**Your instructions**
Would you write out the listing verbatim and skip every picture in it?

**Dataset excerpt**
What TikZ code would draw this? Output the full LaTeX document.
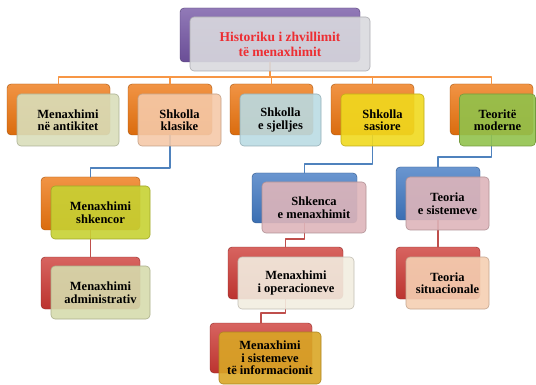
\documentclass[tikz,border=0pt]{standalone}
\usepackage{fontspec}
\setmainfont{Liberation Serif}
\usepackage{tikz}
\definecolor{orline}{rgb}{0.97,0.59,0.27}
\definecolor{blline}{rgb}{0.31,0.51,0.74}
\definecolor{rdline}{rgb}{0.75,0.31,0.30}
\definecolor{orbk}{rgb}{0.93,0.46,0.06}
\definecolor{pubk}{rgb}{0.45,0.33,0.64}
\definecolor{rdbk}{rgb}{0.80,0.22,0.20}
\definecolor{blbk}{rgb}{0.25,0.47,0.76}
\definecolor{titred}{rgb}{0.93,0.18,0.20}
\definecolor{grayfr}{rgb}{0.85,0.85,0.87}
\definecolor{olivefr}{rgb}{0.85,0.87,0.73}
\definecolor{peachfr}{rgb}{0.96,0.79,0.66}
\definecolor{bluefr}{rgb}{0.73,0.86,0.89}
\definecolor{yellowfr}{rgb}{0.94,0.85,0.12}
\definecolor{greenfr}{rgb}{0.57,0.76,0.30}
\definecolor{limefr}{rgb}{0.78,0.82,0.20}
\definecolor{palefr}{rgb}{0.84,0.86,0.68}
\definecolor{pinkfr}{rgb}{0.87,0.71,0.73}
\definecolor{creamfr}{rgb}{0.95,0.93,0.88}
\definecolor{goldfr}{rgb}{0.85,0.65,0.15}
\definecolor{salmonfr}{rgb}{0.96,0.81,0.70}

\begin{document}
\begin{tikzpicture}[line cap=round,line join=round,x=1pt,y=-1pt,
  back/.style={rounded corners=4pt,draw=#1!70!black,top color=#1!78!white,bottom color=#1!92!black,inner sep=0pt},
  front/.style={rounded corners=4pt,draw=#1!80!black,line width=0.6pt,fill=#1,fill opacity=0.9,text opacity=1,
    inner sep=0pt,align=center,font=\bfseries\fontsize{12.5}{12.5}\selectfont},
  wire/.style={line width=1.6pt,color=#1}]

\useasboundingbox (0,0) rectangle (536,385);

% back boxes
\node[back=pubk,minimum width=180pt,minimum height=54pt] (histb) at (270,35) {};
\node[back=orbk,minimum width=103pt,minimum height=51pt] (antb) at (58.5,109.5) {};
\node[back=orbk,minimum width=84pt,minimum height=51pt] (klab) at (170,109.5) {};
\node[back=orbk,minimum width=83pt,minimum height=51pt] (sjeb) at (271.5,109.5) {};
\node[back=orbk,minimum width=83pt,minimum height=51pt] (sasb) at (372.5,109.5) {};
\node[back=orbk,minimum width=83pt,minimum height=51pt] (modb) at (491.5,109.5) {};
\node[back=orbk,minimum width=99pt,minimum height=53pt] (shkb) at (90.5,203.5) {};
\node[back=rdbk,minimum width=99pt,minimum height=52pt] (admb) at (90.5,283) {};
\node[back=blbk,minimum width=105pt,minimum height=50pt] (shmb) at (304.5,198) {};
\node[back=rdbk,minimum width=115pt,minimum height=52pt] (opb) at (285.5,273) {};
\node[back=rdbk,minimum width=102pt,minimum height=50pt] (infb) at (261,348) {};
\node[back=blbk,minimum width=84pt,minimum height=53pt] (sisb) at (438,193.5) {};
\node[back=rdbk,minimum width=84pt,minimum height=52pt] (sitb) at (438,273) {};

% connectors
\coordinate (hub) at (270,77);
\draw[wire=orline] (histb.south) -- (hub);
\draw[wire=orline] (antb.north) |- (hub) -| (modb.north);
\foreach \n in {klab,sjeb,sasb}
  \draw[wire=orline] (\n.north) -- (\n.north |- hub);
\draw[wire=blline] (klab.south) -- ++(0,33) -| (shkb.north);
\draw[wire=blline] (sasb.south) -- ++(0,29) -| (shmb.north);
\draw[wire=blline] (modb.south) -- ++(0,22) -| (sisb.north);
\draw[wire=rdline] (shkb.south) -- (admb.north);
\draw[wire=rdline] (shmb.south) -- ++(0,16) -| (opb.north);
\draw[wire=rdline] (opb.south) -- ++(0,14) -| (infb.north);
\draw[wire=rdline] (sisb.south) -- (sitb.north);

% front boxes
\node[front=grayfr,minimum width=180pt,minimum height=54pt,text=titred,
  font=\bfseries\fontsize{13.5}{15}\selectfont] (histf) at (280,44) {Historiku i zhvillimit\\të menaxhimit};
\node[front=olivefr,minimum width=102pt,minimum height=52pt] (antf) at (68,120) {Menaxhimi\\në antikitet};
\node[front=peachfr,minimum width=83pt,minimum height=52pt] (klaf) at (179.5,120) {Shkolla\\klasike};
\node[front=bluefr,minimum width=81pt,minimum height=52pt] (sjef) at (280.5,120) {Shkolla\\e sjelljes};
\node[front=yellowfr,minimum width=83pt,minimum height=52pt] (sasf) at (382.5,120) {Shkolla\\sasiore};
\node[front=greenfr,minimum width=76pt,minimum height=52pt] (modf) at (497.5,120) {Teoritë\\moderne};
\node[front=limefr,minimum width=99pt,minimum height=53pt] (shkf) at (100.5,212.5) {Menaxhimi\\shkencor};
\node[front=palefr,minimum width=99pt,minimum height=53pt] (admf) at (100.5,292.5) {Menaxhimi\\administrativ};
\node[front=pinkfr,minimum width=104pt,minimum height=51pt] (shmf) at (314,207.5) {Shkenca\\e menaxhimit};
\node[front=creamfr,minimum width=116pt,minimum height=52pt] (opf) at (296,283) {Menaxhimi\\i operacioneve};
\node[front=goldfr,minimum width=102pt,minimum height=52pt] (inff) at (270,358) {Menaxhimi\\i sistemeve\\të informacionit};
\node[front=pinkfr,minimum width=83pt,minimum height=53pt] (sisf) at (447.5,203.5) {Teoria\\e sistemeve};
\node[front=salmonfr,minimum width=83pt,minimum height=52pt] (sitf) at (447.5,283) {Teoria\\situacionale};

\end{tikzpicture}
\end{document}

**The output**
What TikZ code would draw this? Output the full LaTeX document.
\documentclass[tikz,border=0pt]{standalone}
\usepackage{fontspec}
\setmainfont{Liberation Serif}
\usepackage{tikz}
\definecolor{orline}{rgb}{0.97,0.59,0.27}
\definecolor{blline}{rgb}{0.31,0.51,0.74}
\definecolor{rdline}{rgb}{0.75,0.31,0.30}
\definecolor{orbk}{rgb}{0.93,0.46,0.06}
\definecolor{pubk}{rgb}{0.45,0.33,0.64}
\definecolor{rdbk}{rgb}{0.80,0.22,0.20}
\definecolor{blbk}{rgb}{0.25,0.47,0.76}
\definecolor{titred}{rgb}{0.93,0.18,0.20}
\definecolor{grayfr}{rgb}{0.85,0.85,0.87}
\definecolor{olivefr}{rgb}{0.85,0.87,0.73}
\definecolor{peachfr}{rgb}{0.96,0.79,0.66}
\definecolor{bluefr}{rgb}{0.73,0.86,0.89}
\definecolor{yellowfr}{rgb}{0.94,0.85,0.12}
\definecolor{greenfr}{rgb}{0.57,0.76,0.30}
\definecolor{limefr}{rgb}{0.78,0.82,0.20}
\definecolor{palefr}{rgb}{0.84,0.86,0.68}
\definecolor{pinkfr}{rgb}{0.87,0.71,0.73}
\definecolor{creamfr}{rgb}{0.95,0.93,0.88}
\definecolor{goldfr}{rgb}{0.85,0.65,0.15}
\definecolor{salmonfr}{rgb}{0.96,0.81,0.70}

\begin{document}
\begin{tikzpicture}[line cap=round,line join=round,x=1pt,y=-1pt,
  back/.style={rounded corners=4pt,draw=#1!70!black,top color=#1!78!white,bottom color=#1!92!black,inner sep=0pt},
  front/.style={rounded corners=4pt,draw=#1!80!black,line width=0.6pt,fill=#1,fill opacity=0.9,text opacity=1,
    inner sep=0pt,align=center,font=\bfseries\fontsize{12.5}{12.5}\selectfont},
  wire/.style={line width=1.6pt,color=#1}]

\useasboundingbox (0,0) rectangle (536,385);

% back boxes
\node[back=pubk,minimum width=180pt,minimum height=54pt] (histb) at (270,35) {};
\node[back=orbk,minimum width=103pt,minimum height=51pt] (antb) at (58.5,109.5) {};
\node[back=orbk,minimum width=84pt,minimum height=51pt] (klab) at (170,109.5) {};
\node[back=orbk,minimum width=83pt,minimum height=51pt] (sjeb) at (271.5,109.5) {};
\node[back=orbk,minimum width=83pt,minimum height=51pt] (sasb) at (372.5,109.5) {};
\node[back=orbk,minimum width=83pt,minimum height=51pt] (modb) at (491.5,109.5) {};
\node[back=orbk,minimum width=99pt,minimum height=53pt] (shkb) at (90.5,203.5) {};
\node[back=rdbk,minimum width=99pt,minimum height=52pt] (admb) at (90.5,283) {};
\node[back=blbk,minimum width=105pt,minimum height=50pt] (shmb) at (304.5,198) {};
\node[back=rdbk,minimum width=115pt,minimum height=52pt] (opb) at (285.5,273) {};
\node[back=rdbk,minimum width=102pt,minimum height=50pt] (infb) at (261,348) {};
\node[back=blbk,minimum width=84pt,minimum height=53pt] (sisb) at (438,193.5) {};
\node[back=rdbk,minimum width=84pt,minimum height=52pt] (sitb) at (438,273) {};

% connectors
\coordinate (hub) at (270,77);
\draw[wire=orline] (histb.south) -- (hub);
\draw[wire=orline] (antb.north) |- (hub) -| (modb.north);
\foreach \n in {klab,sjeb,sasb}
  \draw[wire=orline] (\n.north) -- (\n.north |- hub);
\draw[wire=blline] (klab.south) -- ++(0,33) -| (shkb.north);
\draw[wire=blline] (sasb.south) -- ++(0,29) -| (shmb.north);
\draw[wire=blline] (modb.south) -- ++(0,22) -| (sisb.north);
\draw[wire=rdline] (shkb.south) -- (admb.north);
\draw[wire=rdline] (shmb.south) -- ++(0,16) -| (opb.north);
\draw[wire=rdline] (opb.south) -- ++(0,14) -| (infb.north);
\draw[wire=rdline] (sisb.south) -- (sitb.north);

% front boxes
\node[front=grayfr,minimum width=180pt,minimum height=54pt,text=titred,
  font=\bfseries\fontsize{13.5}{15}\selectfont] (histf) at (280,44) {Historiku i zhvillimit\\të menaxhimit};
\node[front=olivefr,minimum width=102pt,minimum height=52pt] (antf) at (68,120) {Menaxhimi\\në antikitet};
\node[front=peachfr,minimum width=83pt,minimum height=52pt] (klaf) at (179.5,120) {Shkolla\\klasike};
\node[front=bluefr,minimum width=81pt,minimum height=52pt] (sjef) at (280.5,120) {Shkolla\\e sjelljes};
\node[front=yellowfr,minimum width=83pt,minimum height=52pt] (sasf) at (382.5,120) {Shkolla\\sasiore};
\node[front=greenfr,minimum width=76pt,minimum height=52pt] (modf) at (497.5,120) {Teoritë\\moderne};
\node[front=limefr,minimum width=99pt,minimum height=53pt] (shkf) at (100.5,212.5) {Menaxhimi\\shkencor};
\node[front=palefr,minimum width=99pt,minimum height=53pt] (admf) at (100.5,292.5) {Menaxhimi\\administrativ};
\node[front=pinkfr,minimum width=104pt,minimum height=51pt] (shmf) at (314,207.5) {Shkenca\\e menaxhimit};
\node[front=creamfr,minimum width=116pt,minimum height=52pt] (opf) at (296,283) {Menaxhimi\\i operacioneve};
\node[front=goldfr,minimum width=102pt,minimum height=52pt] (inff) at (270,358) {Menaxhimi\\i sistemeve\\të informacionit};
\node[front=pinkfr,minimum width=83pt,minimum height=53pt] (sisf) at (447.5,203.5) {Teoria\\e sistemeve};
\node[front=salmonfr,minimum width=83pt,minimum height=52pt] (sitf) at (447.5,283) {Teoria\\situacionale};

\end{tikzpicture}
\end{document}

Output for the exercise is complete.